■渡邉新監督に求められる「ロマンからの脱却」
昨シーズンも序盤は苦しんだ。7節終了時点の成績は1勝3分3敗である。勝点だけなら2勝5敗の今シーズンと同じだが、試合内容は違う。自分たちのスタイルは構築されているものの、決定機を生かせないことで試合を難しくしてしまっているのだ。
ボールを支配することはできているのだが、スペースを支配しているとは言えないのが今シーズンここまでの山形のサッカーだった。つまりは、ゲームそのものを支配しているとは言えなかった。攻勢の時間帯で仕留められないために、ゲームを支配しきれないのである。
後任には渡邉晋コーチが昇格する。J1当時のベガルタ仙台とJ2のレノファ山口FCで監督を務め、22年からコーチを務めてきた。経験は申し分なく、チーム状況も把握している。4月8日の8節から同16日の10節まで、中3日で3連戦が組まれていることを考えても、内部昇格はベターな判断だろう。
渡邉新監督に求められるのは、「ロマン」からの脱却だ。
クラモフスキー監督のフットボールは、観衆を魅了する要素を多く含んでいた。しかし、2勝5敗で18位に低迷する現在の山形に必要なのは、内容ではなく結果だ。美しいサッカーで勝利をつかむというロマンではなく、泥臭くても勝点を拾っていくことが求められる。
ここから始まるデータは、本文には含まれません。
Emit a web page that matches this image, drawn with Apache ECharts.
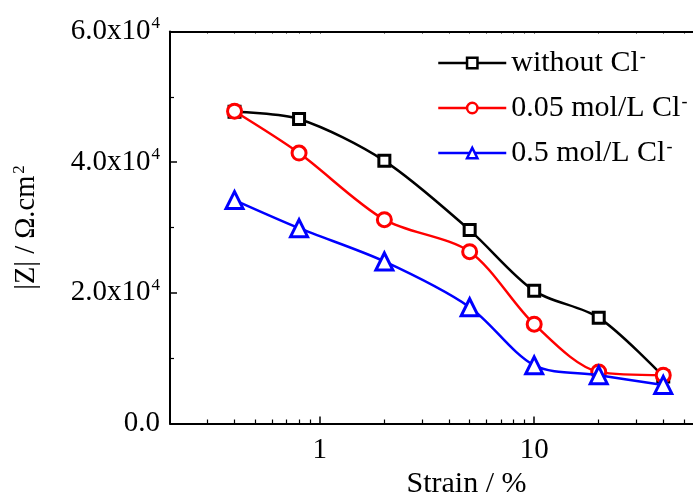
<!DOCTYPE html>
<html>
<head>
<meta charset="utf-8">
<script src="https://cdn.jsdelivr.net/npm/echarts@6/dist/echarts.min.js"></script>
<style>
  html, body { margin: 0; padding: 0; background: #fff; }
  #chart { width: 693px; height: 496px; }
</style>
</head>
<body>
<div id="chart"></div>
<script>
// Strain levels (%) and impedance modulus |Z| (Ω·cm²)
const strain = [0.4, 0.8, 2, 5, 10, 20, 40];
const zNoCl = [47700, 46600, 40200, 29600, 20300, 16200, 7200];
const z005Cl = [47800, 41400, 31200, 26300, 15200, 7900, 7400];
const z05Cl = [34200, 29900, 24800, 17800, 8900, 7400, 5900];

const seriesNames = ['without Cl', '0.05 mol/L Cl', '0.5 mol/L Cl'];
const majorXTicks = [1, 10];
const minorXTicks = [0.3, 0.4, 0.5, 0.6, 0.7, 0.8, 0.9, 2, 3, 4, 5, 6, 7, 8, 9, 20, 30, 40, 50];

const FONT = '"Liberation Serif", "Times New Roman", serif';

function pairs(ys) { return strain.map((x, i) => [x, ys[i]]); }

function yLabel(v) {
  if (v === 0) return '{m|0.0}';
  const mant = (v / 10000).toFixed(1);
  return '{m|' + mant + 'x10}{s|4}';
}

const chart = echarts.init(document.getElementById('chart'), null, { renderer: 'canvas' });

const xCommon = { type: 'log', min: 0.2, max: 60, logBase: 10, gridIndex: 0, splitLine: { show: false } };

chart.setOption({
  animation: false,
  backgroundColor: '#fff',
  grid: { left: 170, top: 31.5, right: -8, bottom: 72.5, containLabel: false, outerBoundsMode: 'none' },
  legend: {
    left: 432, top: 43,
    orient: 'vertical',
    itemWidth: 68, itemHeight: 13, itemGap: 13,
    lineStyle: { width: 2.5 },
    itemStyle: { borderWidth: 2.5 },
    textStyle: { fontFamily: FONT, fontSize: 30, color: '#000', lineHeight: 30,
      rich: {
        t: { fontFamily: FONT, fontSize: 30, color: '#000', lineHeight: 30 },
        s: { fontFamily: FONT, fontSize: 18, color: '#000', lineHeight: 30, verticalAlign: 'top', padding: [0, 0, 14, 1] }
      }
    },
    formatter: name => '{t|' + name + '}{s|-}',
    data: seriesNames
  },
  xAxis: [
    Object.assign({}, xCommon, {
      position: 'bottom',
      name: 'Strain / %',
      nameLocation: 'middle',
      nameGap: 46,
      nameTextStyle: { fontFamily: FONT, fontSize: 30, color: '#000', padding: [0, 0, 0, 62] },
      axisLine: { show: true, lineStyle: { color: '#000', width: 2 } },
      axisTick: { show: true, inside: true, length: 7, lineStyle: { color: '#000', width: 1.5 }, customValues: majorXTicks },
      axisLabel: { show: true, margin: 12, fontFamily: FONT, fontSize: 29, color: '#000', customValues: majorXTicks,
        formatter: v => String(v) }
    }),
    Object.assign({}, xCommon, {
      position: 'bottom',
      axisLine: { show: false },
      axisTick: { show: true, inside: true, length: 4, lineStyle: { color: '#000', width: 1.2 }, customValues: minorXTicks },
      axisLabel: { show: false }
    }),
    Object.assign({}, xCommon, {
      position: 'top',
      axisLine: { show: true, lineStyle: { color: '#000', width: 2 } },
      axisTick: { show: true, inside: true, length: 2, lineStyle: { color: '#000', width: 1 }, customValues: majorXTicks.concat(minorXTicks) },
      axisLabel: { show: false }
    })
  ],
  yAxis: [{
    type: 'value',
    min: 0, max: 60000, interval: 20000,
    position: 'left',
    name: '{m|\u007CZ\u007C / \u03A9.cm}{s|2}',
    nameLocation: 'middle',
    nameGap: 128,
    nameRotate: 90,
    nameTextStyle: {
      rich: {
        m: { fontFamily: FONT, fontSize: 28.5, color: '#000' },
        s: { fontFamily: FONT, fontSize: 17, color: '#000', verticalAlign: 'top', padding: [0, 0, 14, 2] }
      }
    },
    splitLine: { show: false },
    axisLine: { show: true, lineStyle: { color: '#000', width: 2 } },
    axisTick: { show: true, inside: true, length: 7, lineStyle: { color: '#000', width: 1.5 } },
    minorTick: { show: true, splitNumber: 2, length: 4, lineStyle: { color: '#000', width: 1.2 } },
    axisLabel: {
      margin: 10,
      formatter: yLabel,
      rich: {
        m: { fontFamily: FONT, fontSize: 29, color: '#000' },
        s: { fontFamily: FONT, fontSize: 17, color: '#000', verticalAlign: 'top', padding: [0, 0, 15, 1] }
      }
    }
  }],
  series: [
    {
      name: seriesNames[0], type: 'line', xAxisIndex: 0, data: pairs(zNoCl),
      smooth: 0.3, symbol: 'rect', symbolSize: 11, z: 2,
      lineStyle: { color: '#000', width: 2.5 },
      itemStyle: { color: '#fff', borderColor: '#000', borderWidth: 3 }
    },
    {
      name: seriesNames[1], type: 'line', xAxisIndex: 0, data: pairs(z005Cl),
      smooth: 0.3, symbol: 'circle', symbolSize: 14, z: 3,
      lineStyle: { color: '#ff0000', width: 2.5 },
      itemStyle: { color: '#fff', borderColor: '#ff0000', borderWidth: 3 }
    },
    {
      name: seriesNames[2], type: 'line', xAxisIndex: 0, data: pairs(z05Cl),
      smooth: 0.3, symbol: 'triangle', symbolSize: 17, z: 4,
      lineStyle: { color: '#0000ff', width: 2.5 },
      itemStyle: { color: '#fff', borderColor: '#0000ff', borderWidth: 3 }
    }
  ]
});
</script>
</body>
</html>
ここまで6勝1分で首位を走る町田は、リードした終盤にCBを増やして5バックで逃げ切る。山形に求められるのは、そうした割り切りだ。1本のリスタートで先行し、そのまま逃げ切るような試合がほしいのだ。クラモフスキー監督の在任時は決して多くなかった「ウノゼロ」の試合を増やしていくことが、新監督には求められる。